A guy from Top Chef is going to be on Zombie Simpsons (ugh) next Sunday. That prompted Denver food blog Cafe Society to write up their favorite ten food scenes from The Simpsons. There’s plenty of Hulu and YouTube, as well as an animated .gif of Homer trying to eat that pie in “Lisa on Ice”. Naturally, there’s also not a trace of Zombie Simpsons. The only double digit season episode is when Grampa and Jasper are tripping on the hippie juice in Season 10.
I come across lists and articles like this often enough that it’s now actually surprising if one of them has any Zombie Simpsons at all. While I can’t definitively speak for anyone else’s work, I’m increasingly confident that this is because nobody watches or remembers Zombie Simpsons. It certainly isn’t for lack of trying on the part of Zombie Simpsons; they’ve done plenty of food scenes and stories since 1998, they even did an entire episode where Homer became “Pie Man”. But none of them stick the way sixty-four slices of American cheese or not making friends with salad do.
Think about Flanders’ drawn out hot chocolate preparation from the movie. He toasts a marshmallow and shaves chocolate – it’s a very elaborate process – but there’s nothing about it that’s particularly funny or memorable. It’s just a fancy hot chocolate.
The Land of Chocolate, which is #1 at the link, is a completely different case. It’s even more elaborate, but it’s also a joke, and it’s not some weird, out of left field flight of fancy on Homer’s part. The Germans mention that they are from “the land of chocolate”, and he takes it from there for what we later learn was ten minutes of him daydreaming while his job was on the line. It’s absurd, sure, but it’s the funny kind of absurdity that takes an ordinary conversational piece, the kind of small talk that people make in awkward situations like a performance evaluation, and spins it into something unforgettable.
A week from Sunday the Top Chef guy is going to be on Zombie Simpsons. He might have one of those two second parts, or he might be in the whole episode. I have no idea. But whatever little food gags he makes are unlikely to be remembered by anyone more than a week later, and it seems extremely unlikely that people are going to be posting video of it on the internet in 2031. The Land of Chocolate, on the other hand, lives forever.

8 responses to “Zombie Simpsons Is Unappetizing”
My favourite part of absurdity in the Land of Chocolate is that Homer gets excited about a local chocolate store having chocolate on sale for half price. That’s brilliant.
The most appetizing thing I’ve seen on the Simpsons came from season 11. It was that poison eclair from Guess Who’s Coming to Criticize Dinner.
“While I can’t definitively speak for anyone else’s work, I’m increasingly confident that this is because nobody watches or remembers Zombie Simpsons.”

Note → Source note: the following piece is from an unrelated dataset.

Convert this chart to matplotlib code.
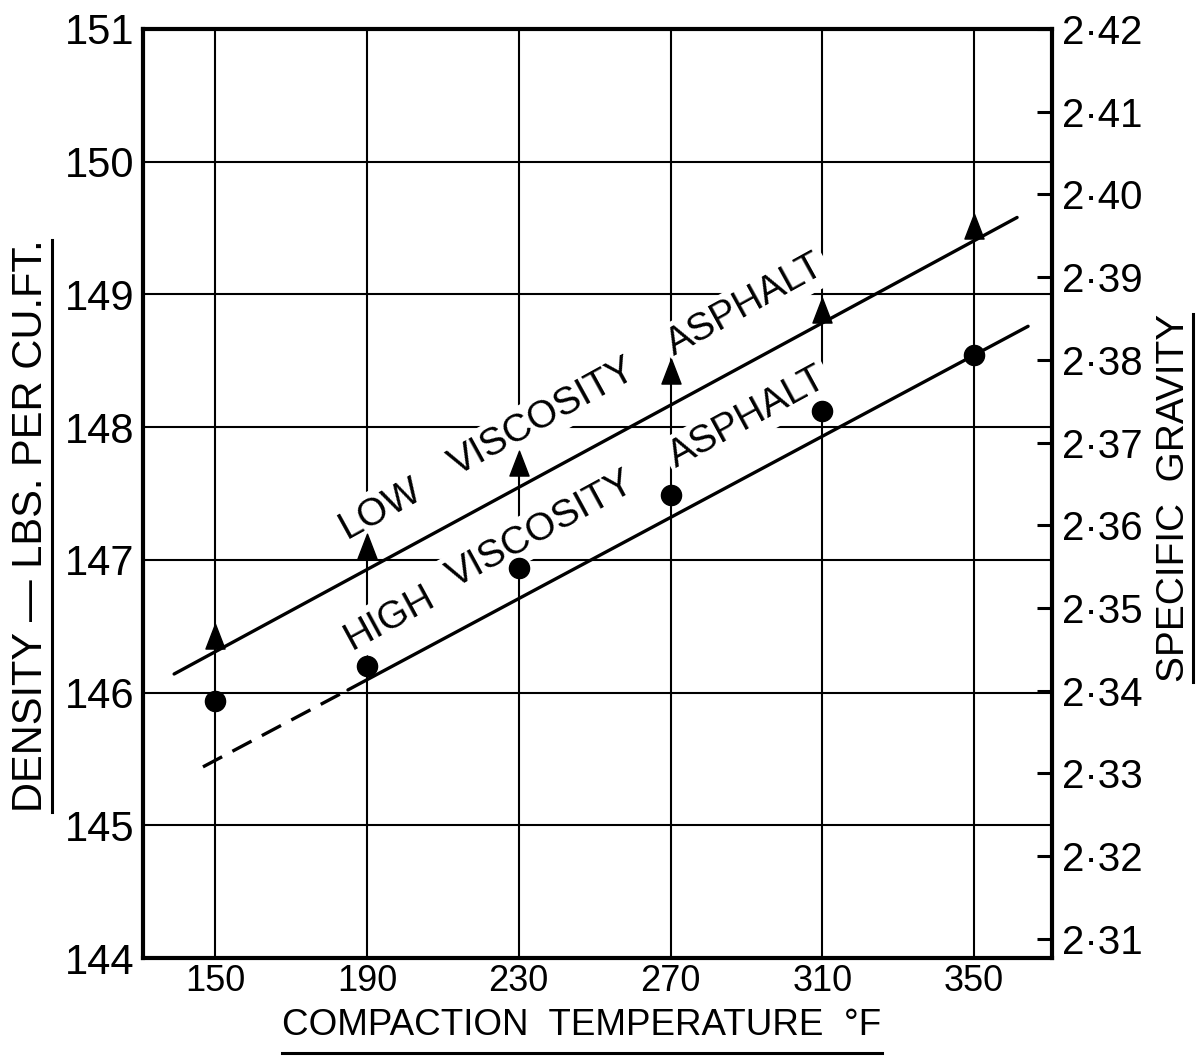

To be fair, everyone remembers stupid sexy Flanders. But that’s it.
I had actually forgotten that line came from a post season 9 episode. Outside of that scene I don’t recall much of note from the rest of the episode.
It’s from Season 11’s “Little Big Mom”. That one’s got a few genuinely bright moments in it, one of the last that did.
(And “Lana no, the helium!” is an awesome screen name.)
“‘While I can’t definitively speak for anyone else’s work, I’m increasingly confident that this is because nobody watches or remembers Zombie Simpsons.’
“To be fair, everyone remembers stupid sexy Flanders. But that’s it.”
Don’t forget that, according to DHS, Zombie Simpsons didn’t fully kick in until Season 12, and the “Stupid, Sexy Flanders” line (which is a good one) came about in Seaons 11, just like Sweatpants said.
I’ve got to agree here, 10 & 11 are watchable and where the show should of ended. 12 started to full downward spiral and it could be argued that 12 should of ended it before things got worse.
Okay, I thought people didn’t really like Season 11. But that episode stuck out to me as being pretty ZSy in itself, I wasn’t really thinking of the season, though hands up I did think it was later. The plot squiggles all over the place, and then there’s the gruesome unfunny electric needle room thing…
‘Last Tap Dance in Springfield’, I really like actually.